These days, gas prices interest political consultants as much as they do truckers. Politicos believe there is a direct relationship between the price of a gallon of gas and the fortunes of Democrats at the polls. High gas prices during the fall campaign season? Hello Speaker Pelosi. Falling gas prices in the post-Labor Day period? Crank up the Karl Rove Political Genius Machine again. Before the Foley scandal broke, Matt Drudge was tracking the falling price of a gallon of gas in Iowa on his site.
Prices have been falling significantly in Iowa and everywhere else. The Energy Department shows that retail gasoline prices have fallen sharply since August. The price of crude traded on the New York Mercantile Exchange has fallen by 25 percent in the last two months. Today, it's trading for about $59 a barrel, a price not seen since February.
Of course, the relationship between commodity prices and electoral results is a noisy one. A host of other factors could influence the polls and, ultimately, control of Congress, like Bob Woodward's book, or Rep. Mark Foley's instant messages, or Macacawitz-gate. But that hasn't stopped speculation about conspiracies led by the Bush administration, and those close to it, to engineer a sharp fall in the prices of oil and gas during campaign season. A big chunk of the American public suspects funny business. A USA Today poll from September found that 42 percent of Americans believed the administration deliberately manipulated gas prices ahead of the elections.
So, let's weigh the conspiracy theories. The first actually concerns the 2004 election. Bob Woodward claimed on 60 Minutes that Saudi Ambassador Prince Bandar Bin Sultan told Bush the Saudis could help bring oil prices down before the presidential vote by increasing production by several million barrels a day.
The 2006 theories are more subtle.
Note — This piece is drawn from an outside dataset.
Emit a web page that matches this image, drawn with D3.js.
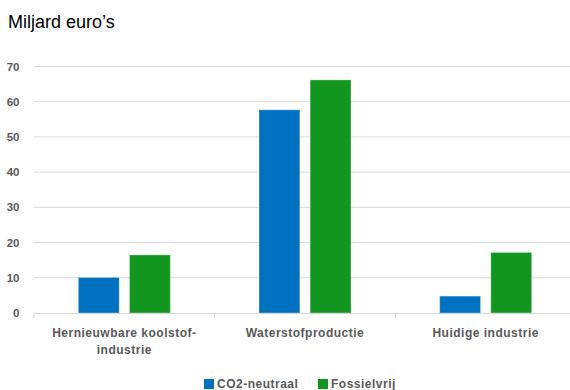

The administration has taken steps recently to remove a marginal, but important, buyer from the marketplace. After having delayed the summer's deposits to the Strategic Petroleum Reserve until the fall, the Wall Street Journal Monday reported that, "The Energy Department will hold off purchases of oil for the government's emergency reserve through the upcoming winter."
And then there's the strange case of how Goldman Sachs, the investment firm formerly run by Treasury Secretary Henry Paulson, this summer shifted the weighting of gasoline in the Goldman Sachs Commodities Index in such a way that forced investors to dump speculative positions in gasoline, hence pushing down prices. It's a convoluted story, but this article from last Friday's New York Times lays it out pretty well. (Blogger Tim Iacono makes the case here, and University of California, San Diego, economist James Hamilton provides his own description and debunking here.)
Goldman Sachs runs the Goldman Sachs Commodity Index, the largest commodities index. Energy accounts for about 70 percent of the index's weighting. (For more on the index, click here.) In June, Goldman announced that between August and October 2006, it would make some changes to the weighting of the index. The main alteration: Goldman would sharply decrease the weighting given to the New York Harbor Unleaded Gasoline future contract (then 8.72 percent) and introduce a small weighting for the Reformulated Gasoline Blendstock for Oxygen Blending futures contract. (Reformulated blendstock is gas that can be blended with ethanol.) The end result: The weighting for unleaded gas fell from 8.72 percent to 2.31 percent, while the weighting for reformulated blendstock rose from 0 percent to 2.37 percent. Combined, unleaded gasoline and reformulated blendstock today account for 4.67 percent of the index, compared with 8.72 percent a few months ago. The upshot: Of every dollar invested in the index, or in derivatives related to the index, several cents fewer go into unleaded gasoline.
The changes clearly stimulated a market reaction. To keep their weightings consistent with the index, traders were forced to sell quickly contracts on unleaded gasoline (and buy contracts on reformulated blendstock). The New York Times noted that on Aug. 10, the New York Harbor unleaded gasoline contract fell more than 8 percent, or 18 cents, to $1.9889 a gallon. And in commodity markets, as in other markets, investors feed on momentum in both directions. The market prices—and hence the retail price—of gasoline has continued to fall in the weeks since.
So, was this engineered by Henry Paulson and Goldman Sachs? It's doubtful, although Goldman hasn't done much to dispel questions. The bank hasn't offered a good reason as to why it decided to reduce the overall weighting of gasoline in the index this summer. Still, the company is hardly a Republican redoubt. There are likely as many Kerry supporters as Bush supporters in the firm's upper ranks. And if Goldman was trying to manipulate the market for political reasons, it certainly picked an awfully transparent way of doing it. It publicly announced the contours of the changes in advance and gave investors and traders time to plot strategies surrounding the move.
More broadly, though, commodity markets have shown themselves to be beyond the control of presidents, the Saudis, or even Henry Paulson and Goldman Sachs. The world is an increasingly connected, complicated, and volatile place, which makes the prices for commodities that fuel the global economy dependent on a growing range of factors. At root, gasoline is getting cheaper largely because the thing you need to make it—crude oil—has been getting cheaper. And Goldman actually slightly increased the weighting of crude oil in the overall index this summer.